As you can see, $P_n$ becomes quite complicated fairly quickly.

**Question:**

I want to find a closed form expression for $P_n$. I doubt that this is feasible, so I also look for alternative ways to compute $P_n$ which may be quicker and more efficient. I would also like to know if there are papers or theories which deal with this sort of polynomial objects. Keeping this in mind, I realize that this question may be regarded as "soft".

**Possible lead #1:**

The object at hand (might, still) "screams" partition-related symmetric-polynomial objects, like the Schur Polynomials and their generalizations. Unfortunately, playing around with those hasn't produced a hopeful pattern for a general formula, yet.

**Possible lead #2:**

Even though $P_n$ is a symmetric polynomial, so it has a canonical representation in *Elementary Symmetric Polynomials*, and some powerful tools for manipulation, it just seems to me, from playing around, that the complexity of $P_{n+1}$ explodes when compared to $P_n$ when they are represented with symmetric polynomials. Another direction might have something to do with identities involving powers of sums of squares, like those apperaing on this wonderful page.
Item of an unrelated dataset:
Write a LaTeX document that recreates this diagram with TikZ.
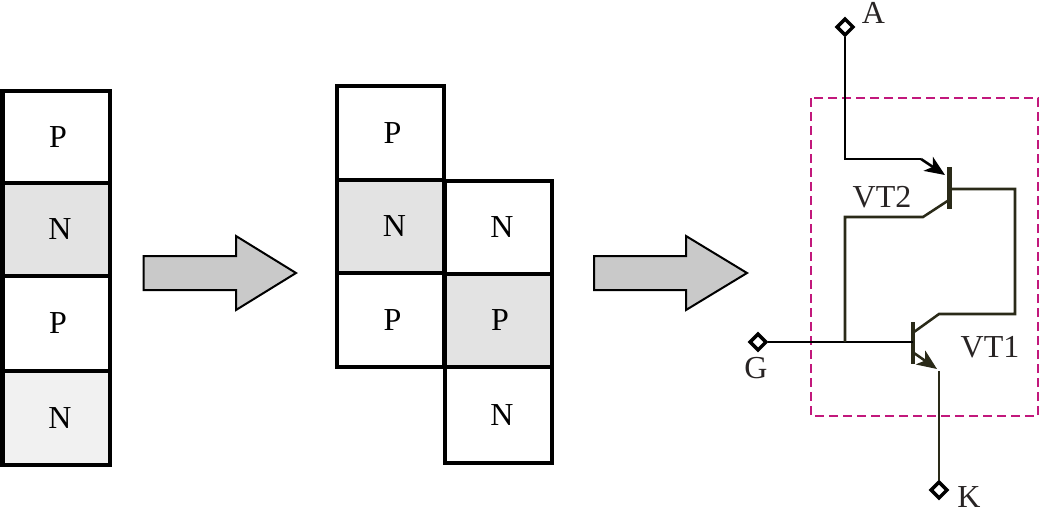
\documentclass[tikz,border=0pt]{standalone}
\usepackage{fontspec}
\setmainfont{Liberation Serif}
\usetikzlibrary{shapes.geometric,arrows.meta}
\definecolor{wire}{HTML}{2A2A18}
\definecolor{shadeA}{HTML}{E3E3E3}
\definecolor{shadeB}{HTML}{F1F1F1}
\definecolor{arrowgray}{HTML}{C9C9C9}
\definecolor{modborder}{HTML}{C2187C}
\newcommand{\cellP}{\hspace{3pt}P}
\newcommand{\cellN}{\hspace{6pt}N}
\tikzset{
  cell/.style={draw=black,line width=3pt,fill=white,minimum width=80.25pt,inner sep=0pt,font=\fontsize{24}{24}\selectfont},
  term/.style={diamond,draw=black,line width=2.6pt,fill=white,minimum width=13pt,minimum height=13pt,inner sep=0pt},
  lab/.style={inner sep=0pt,text=black!95!olive,font=\fontsize{24}{24}\selectfont},
  bigarrow/.style={draw=black,line width=1.5pt,fill=arrowgray,line join=miter},
  wireline/.style={draw=wire,line width=1.9pt},
  gbar/.style={draw=wire,line width=3.2pt},
  tip/.style={-{Stealth[length=15pt,width=12.5pt,inset=4pt]}}
}
\begin{document}
\begin{tikzpicture}[x=0.75pt,y=-0.75pt]
\useasboundingbox (0,0) rectangle (1040,511);
% left stack
\node[cell,minimum height=69.4pt] (a1) at (56,137) {\cellP};
\node[cell,minimum height=69.4pt,fill=shadeA] (a2) at (56,229.5) {\cellN};
\node[cell,minimum height=71.2pt] (a3) at (56,323.5) {\cellP};
\node[cell,minimum height=70.5pt,fill=shadeB] (a4) at (56,418) {\cellN};
% middle stack
\node[cell,minimum height=70.5pt] (b1) at (390.5,133) {\cellP};
\node[cell,minimum height=69.8pt,fill=shadeA] (b2) at (390.5,226.5) {\cellN};
\node[cell,minimum height=70.5pt] (b3) at (390.5,320) {\cellP};
\node[cell,minimum height=69.8pt] (c1) at (498,227.5) {\cellN};
\node[cell,minimum height=69.8pt,fill=shadeA] (c2) at (498,320.5) {\cellP};
\node[cell,minimum height=72pt] (c3) at (498,415) {\cellN};
% block arrows
\draw[bigarrow] (143.5,256) -- (236,256) -- (236,236) -- (296,273) -- (236,310) -- (236,290) -- (143.5,290) -- cycle;
\draw[bigarrow] (594,256) -- (686,256) -- (686,236) -- (747,273) -- (686,310) -- (686,290) -- (594,290) -- cycle;
% module border
\draw[modborder,line width=1.8pt,dash pattern=on 6.8pt off 3.7pt] (811,98) rectangle (1038,416);
% terminals
\node[term] (A) at (845,27) {};
\node[term] (G) at (758,342) {};
\node[term] (K) at (939,490) {};
% labels
\node[lab] (lA) at (873.5,12.5) {A};
\node[lab] (lG) at (756,368) {G};
\node[lab] (lK) at (969,497.5) {K};
\node[lab] (lVT2) at (882,197) {VT2};
\node[lab] (lVT1) at (990,347) {VT1};
% junction and bend points
\coordinate (e2a) at (845,159);
\coordinate (e2b) at (921,159);
\coordinate (e2c) at (945,175);
\coordinate (b2t) at (949.5,167);
\coordinate (b2b) at (949.5,209);
\coordinate (c2a) at (949.5,189);
\coordinate (c2b) at (1015,189);
\coordinate (c2c) at (1015,314);
\coordinate (c2d) at (939,314);
\coordinate (c2e) at (914,332);
\coordinate (b1t) at (913,322);
\coordinate (b1b) at (913,364);
\coordinate (bas) at (913,342);
\coordinate (jun) at (845,342);
\coordinate (q2a) at (845,217);
\coordinate (q2b) at (923,217);
\coordinate (q2c) at (949,200);
\coordinate (e1a) at (914,353);
\coordinate (e1b) at (937,369);
\coordinate (kt) at (939,371);
% wires
\draw[line width=1.9pt,draw=black,line join=miter] (A) -- (e2a) -- (e2b);
\draw[line width=1.9pt,draw=black,tip] (e2b) -- (e2c);
\draw[gbar] (b2t) -- (b2b);
\draw[wireline] (c2a) -- (c2b) -- (c2c) -- (c2d) -- (c2e);
\draw[gbar] (b1t) -- (b1b);
\draw[line width=2.2pt,draw=black] (G) -- (bas);
\draw[wireline] (jun) -- (q2a) -- (q2b) -- (q2c);
\draw[wireline,tip] (e1a) -- (e1b);
\draw[wireline] (kt) -- (K);
\end{tikzpicture}
\end{document}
**Major Edit (definition changed):**

Changed the definition of $P_n$ to an equivalent, more simple one, so one doesn't have to check whether $P_n$ is well defined. The original definition can still be seen on the MSE question (link at the top of this question).